For instance, there was no way to define resource limits on a physical server. So if more than one application ran on the same server, one application could consume all the resources, leaving the others to starve and under-perform.
Of course you could have dedicated servers for each application but that was really expensive and it did not scale well as some applications could under-utilize server resources as well.
Age of Virtual Machines
So as a solution to these problems in early days, virtualization technologies came into picture. With virtualization, we could have multiple virtual machines running on a single physical server. Each machine was a full machine with it’s own Operating System. These machines would share the resources of the physical server.
Since each application ran on it’s own virtual machine, it provided better isolation between different applications.
Furthermore, we no longer needed to have a physical server for each of our applications, which improved the scalability of applications and reduced the cost as well compared to early days.
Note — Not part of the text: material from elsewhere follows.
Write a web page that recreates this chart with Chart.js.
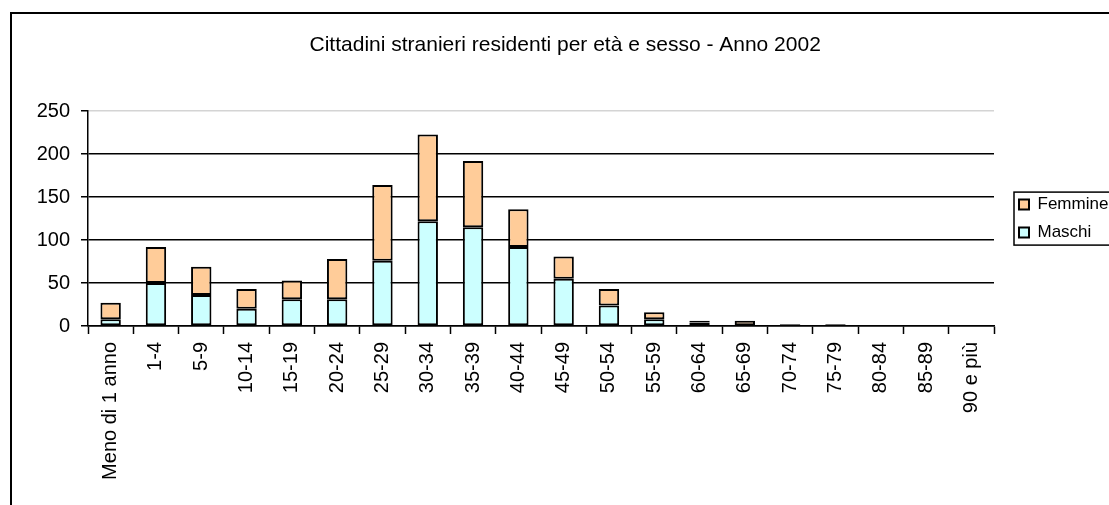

However, this setup isn’t without drawbacks either, despite being an improvement over the past solutions. A major one being VMs still could take up a lot of CPU, RAM and storage resources as each VM runs on it’s own Operating System. This wouldn’t be much of a problem for large applications but with the emergence of architectures such a micro-services and cloud technologies, usage of VMs isn’t as practical as it used to be.
Rise of Containers
Containers are very similar to VMs but they are much more light weight. Instead of basically creating a whole virtual computer for the application, a containerization technology combines the application code, all the binaries, libraries and even the Operating System to a single package.
This allows us to run the application almost anywhere as long as the container runtime is installed. Like a VM, a container also gets it’s own CPU, storage and memory resources, but it is not coupled with the underlying host Operating System.
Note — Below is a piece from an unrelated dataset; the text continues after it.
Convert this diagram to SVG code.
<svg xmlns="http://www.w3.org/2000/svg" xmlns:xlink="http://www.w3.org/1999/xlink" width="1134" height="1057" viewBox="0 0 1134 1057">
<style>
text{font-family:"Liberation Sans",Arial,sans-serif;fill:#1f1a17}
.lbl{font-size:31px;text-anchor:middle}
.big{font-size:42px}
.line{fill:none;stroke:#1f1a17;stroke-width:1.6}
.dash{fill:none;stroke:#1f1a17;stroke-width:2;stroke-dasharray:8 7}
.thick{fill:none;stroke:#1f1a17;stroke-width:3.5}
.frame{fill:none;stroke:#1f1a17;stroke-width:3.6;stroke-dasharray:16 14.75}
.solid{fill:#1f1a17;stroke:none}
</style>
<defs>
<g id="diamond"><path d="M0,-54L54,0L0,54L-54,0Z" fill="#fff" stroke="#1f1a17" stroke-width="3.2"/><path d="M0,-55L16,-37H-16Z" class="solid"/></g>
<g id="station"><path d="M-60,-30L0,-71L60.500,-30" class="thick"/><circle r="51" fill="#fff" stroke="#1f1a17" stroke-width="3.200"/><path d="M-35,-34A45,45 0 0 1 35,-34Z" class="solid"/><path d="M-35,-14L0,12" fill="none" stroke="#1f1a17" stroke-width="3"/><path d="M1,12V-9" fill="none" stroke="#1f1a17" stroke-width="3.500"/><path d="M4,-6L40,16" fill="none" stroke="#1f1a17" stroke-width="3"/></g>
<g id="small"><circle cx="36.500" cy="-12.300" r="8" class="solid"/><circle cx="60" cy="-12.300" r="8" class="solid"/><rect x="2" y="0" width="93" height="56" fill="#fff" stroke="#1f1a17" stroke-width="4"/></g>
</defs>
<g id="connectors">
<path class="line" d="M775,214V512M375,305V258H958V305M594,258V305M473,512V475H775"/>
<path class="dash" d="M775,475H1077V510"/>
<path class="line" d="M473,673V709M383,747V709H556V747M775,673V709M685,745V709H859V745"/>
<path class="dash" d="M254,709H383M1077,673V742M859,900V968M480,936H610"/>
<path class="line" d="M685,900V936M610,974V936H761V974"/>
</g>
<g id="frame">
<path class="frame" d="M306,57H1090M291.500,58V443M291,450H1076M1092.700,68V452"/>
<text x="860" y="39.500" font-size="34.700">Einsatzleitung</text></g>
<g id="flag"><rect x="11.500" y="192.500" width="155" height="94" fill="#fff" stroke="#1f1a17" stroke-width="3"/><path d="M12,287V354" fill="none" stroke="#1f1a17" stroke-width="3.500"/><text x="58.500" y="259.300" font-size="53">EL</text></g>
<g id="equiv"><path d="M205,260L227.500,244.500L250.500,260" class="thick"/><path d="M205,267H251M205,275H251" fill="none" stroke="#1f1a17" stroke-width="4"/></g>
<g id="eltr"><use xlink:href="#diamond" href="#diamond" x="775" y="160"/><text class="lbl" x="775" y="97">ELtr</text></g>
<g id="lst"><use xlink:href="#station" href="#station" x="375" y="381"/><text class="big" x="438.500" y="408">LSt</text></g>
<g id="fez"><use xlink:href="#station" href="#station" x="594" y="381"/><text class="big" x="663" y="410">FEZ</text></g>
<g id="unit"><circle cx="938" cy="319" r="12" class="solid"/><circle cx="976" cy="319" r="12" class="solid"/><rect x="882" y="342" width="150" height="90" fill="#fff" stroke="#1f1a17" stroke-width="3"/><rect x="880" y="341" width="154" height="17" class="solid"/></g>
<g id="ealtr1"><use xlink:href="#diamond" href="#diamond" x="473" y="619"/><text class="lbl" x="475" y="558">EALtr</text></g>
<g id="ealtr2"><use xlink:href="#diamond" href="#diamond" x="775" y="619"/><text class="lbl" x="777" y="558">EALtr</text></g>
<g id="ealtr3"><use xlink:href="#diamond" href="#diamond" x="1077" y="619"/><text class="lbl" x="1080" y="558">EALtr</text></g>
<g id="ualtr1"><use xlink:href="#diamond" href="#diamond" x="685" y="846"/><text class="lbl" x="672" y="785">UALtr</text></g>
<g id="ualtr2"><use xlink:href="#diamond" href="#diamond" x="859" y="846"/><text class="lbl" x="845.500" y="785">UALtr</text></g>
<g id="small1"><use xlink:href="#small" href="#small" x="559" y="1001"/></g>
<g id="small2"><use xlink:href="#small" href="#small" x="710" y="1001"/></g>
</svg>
Unlike a VM though, a container is not a machine itself, but a process that takes advantage of an Operating System’s ability to assign resources to a process.
Okay, but that still doesn’t explain what we need Kubernetes for!
As mentioned above, containers are a good way to run applications. But you still need a way to manage them. For instance, think about a deployment of an enterprise application that takes advantage of a micro-services architecture. There could be perhaps dozens, or even more micro-services each deployed as containers. How can you keep track of the health and status of all these containers? How do you ensure zero down time? How do you rollout updates or roll them back with minimal interference? How do you define resource limits each container can use? All this becomes a problem when you have to maintain a large number of containerized deployments.
That’s where Kubernetes comes in. Kubernetes is basically a framework that provides you a way to manage containerized deployments. Following are some of what Kubernetes do.
- Providing a way to create a clustered app deployment environment and orchestrate containers across the cluster.
- Providing a way to utilize hardware resources across the deployments in an optimal way.
- Orchestrate storage by mounting storage systems of choice.
- Ability to scale applications with minimal interference on the fly.
- Define strategies to rollout and rollback updates for apps.
- Track the health of containers and restart or replace failing ones without any manual intervention.
- Allows secure storage of sensitive information such as passwords, web tokens, SSH keys etc.
What Kubernetes is Not
- Kubernetes is not a mere orchestration system. In fact, it eliminates the need for orchestration. The technical definition of orchestration is execution of a defined workflow: first do A, then B, then C. In contrast, Kubernetes comprises a set of independent, composable control processes that continuously drive the current state towards the provided desired state. It shouldn’t matter how you get from A to C. Centralized control is also not required. This results in a system that is easier to use and more powerful, robust, resilient, and extensible. – Kubernetes.io
- Kubernetes is not a traditional Paas(Platform as a Service) system, despite having some of PaaS features.
- Kubernetes does not have any limitations with regards to which applications it can run. Any application that can be containerized can be deployed with Kubernetes.
- Kubernetes does not provide any application level services such as Middleware or caching mechanisms. However you can run such services on Kubernetes.